The attitude behind these behaviors marks the true dividing line between the First and Third World mindset. It isn’t wealth alone that keeps cities livable. It’s culture: the rule of law, cleanliness, safety, and a shared civic compact. When residents uphold these norms, urban cores thrive as centers of prosperity and genuine diversity. When the compact breaks down, the result is social collapse and segregation.

I’ve been struck by how this compact has broken down in New York City. Around the world, Gotham is seen as the ultimate symbol of First World success. Yes, it’s crowded and messy in the way big cities are—but it has worked. Until recently, most people followed the rules well enough to make life functional for the millions who share these tight spaces. The subway, the streets, and the parks belonged to everyone because there were legal and unspoken limits on how to use them.

Today, acknowledgment of those limits is waning. Lawmakers effectively decriminalized shoplifting, and retailers have closed down stores or locked up products behind glass in response. Streets and subways have become dirtier and more dangerous. Panhandling and aggressive behavior go unchecked. Neighborhoods are forced to accept encampments or unsafe shelters. Heroes who save strangers in public transit, like Daniel Penny, face bogus charges while criminals go free.

I remember seeing Columbia University students jump the turnstiles at the 116th Street subway station. They did it not because they were poor but because they were entitled, and because it was socially acceptable. The one time I politely stood up to someone violating social customs on the subway—a middle-aged woman playing loud videos on her phone—she threatened to kill me. 

Though an immigrant myself, I’ll admit it: the recent migrant crisis has made these problems worse. Not all immigrants are the same. Before the Biden administration’s border surge, Venezuelans arriving here were mostly middle-class professionals escaping socialist devastation. They saved money, planned their moves carefully, and observed the cultural norms that make living in a First World society possible. 

But the recent wave of migrants—most arriving illegally—lacked that same preparation or willingness to assimilate. I’ve seen this difference firsthand in New York City shelters, where groups of young men from Venezuela fight among themselves. It pains me to say it about my compatriots, but they’re importing the same social habits that helped wreck our native country.

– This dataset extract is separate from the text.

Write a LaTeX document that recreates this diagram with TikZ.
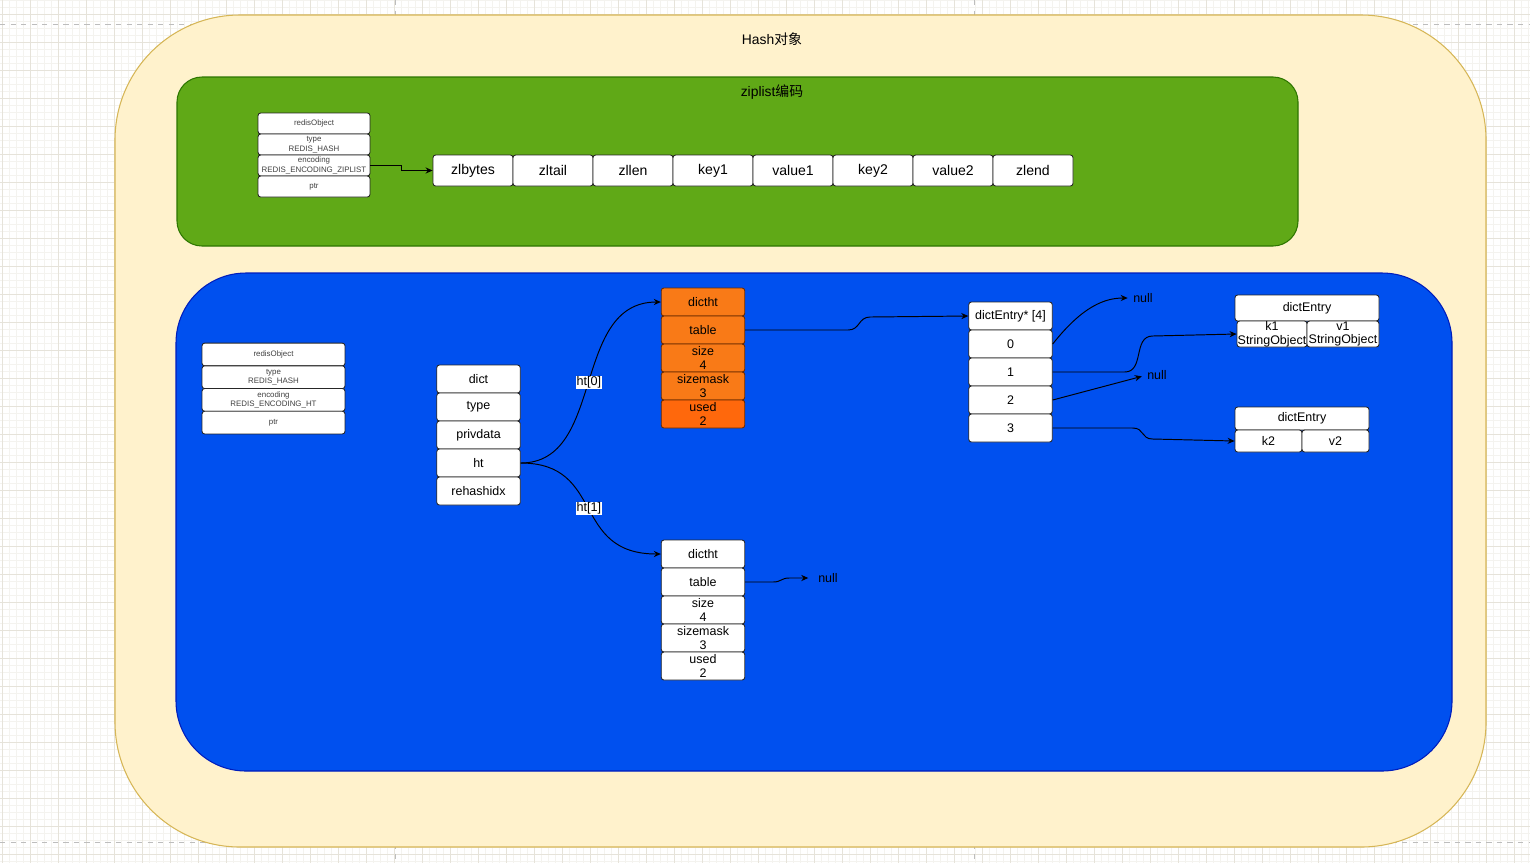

The point is not to oppose immigration but to demand more selective immigration policies and stronger enforcement of civic norms, for newcomers and native-born Americans alike. After all, many of the worst violations of public order are committed not by immigrants but by native-born citizens. 

Third Worldism thrives when rules aren’t enforced—when stealing isn’t punished, streets aren’t cleaned, litterers aren’t fined, and no one says “stop.” To allow these behaviors isn’t compassion. The people who suffer most when public order breaks down are the poorest residents who can’t afford to move away, the small business owners whose businesses die, and the transit riders who must endure harassment and unsafe situations because they can’t afford to own a vehicle.

If America wants to remain a First World country, it must take seriously the habits and values that make “First World problems” possible in the first place. We should aspire to live in a society where people’s biggest complaints are petty and privileged—because that means that their basic needs are being met. To get there, we must reject Third Worldism.

That means governments must enforce public rules, and so must we. It means restoring consequences, legal and social, for antisocial behavior. It means expecting newcomers to adopt long-established American norms, not reshape them for the worse. And it means rejecting the cultural relativism that excuses bad behavior in the name of empathy or diversity.

I came to America for the rule of law, safety, freedom, and opportunity. If those disappear, what’s left to distinguish us from the places that people like me fled?